Hammurabi’s Code shaped the legal traditions of the Near East for centuries:

  • The Assyrians adopted and expanded many Babylonian legal principles.
  • The Persians respected and preserved Babylonian legal customs after conquering the city.
  • Biblical law in the Old Testament reflects parallels in structure and content.

Even in modern times, Hammurabi’s Code is studied as a foundation of written law and legal philosophy.


14. Rediscovery and Archaeology

In 1901, a French archaeological team led by Jacques de Morgan uncovered the stele at Susa, where it had been taken by the Elamite king Shutruk-Nakhunte in the 12th century BCE.

Today, the stele is housed in the Louvre Museum in Paris, and casts or replicas are displayed in institutions around the world.


15. Modern Interpretations

Historians and legal scholars debate:

  • Was the code actually enforced, or was it more symbolic?
  • Were some laws idealized rather than practical?
  • Did Hammurabi truly invent these laws, or did he compile and standardize existing customs?

Most agree the code served both practical judicial purposes and political propaganda, reinforcing the image of Hammurabi as a just ruler chosen by the gods.


16. The Epilogue – A King’s Final Word

The code ends with a lengthy epilogue in which Hammurabi boasts of his achievements, prays for blessings on those who uphold the laws, and curses anyone who dares to alter or ignore them.

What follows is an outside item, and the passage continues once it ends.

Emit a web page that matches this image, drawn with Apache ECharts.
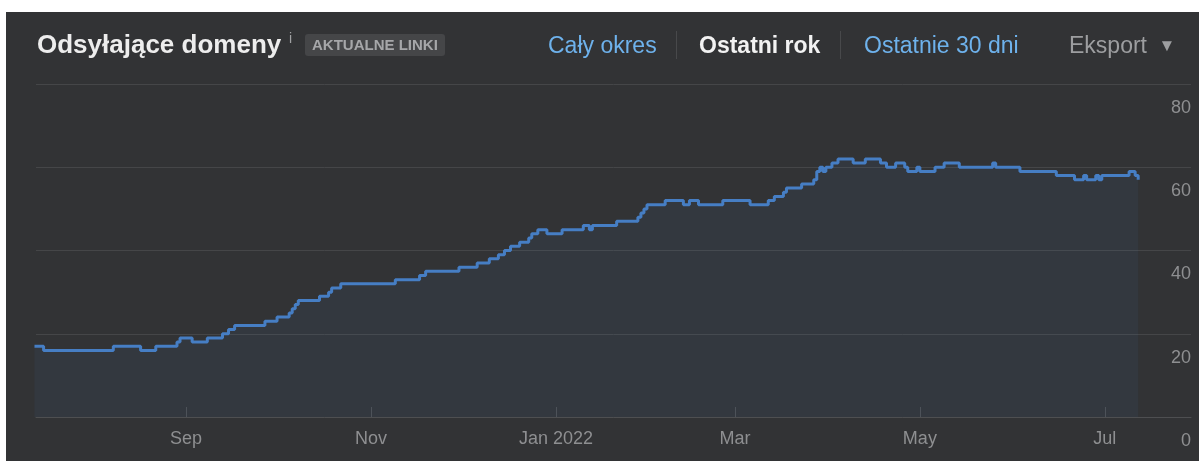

These curses are vivid and fierce, invoking divine wrath on future rulers who fail to protect the weak.

This final section transforms the stele from a legal document into a moral and political testament.


17. Legacy – The Stone That Still Speaks

The Code of Hammurabi is not just a relic of Babylon — it is a landmark in human history:

  • It marks a turning point from oral to written law.
  • It reflects the values, hierarchies, and anxieties of one of the world’s first great civilizations.
  • It influenced the concept of justice for millennia.

In a world where law was often arbitrary, Hammurabi offered structure. Whether feared or respected, the code was a bold declaration: “This is how we will live together — and this is what happens if you break the order.”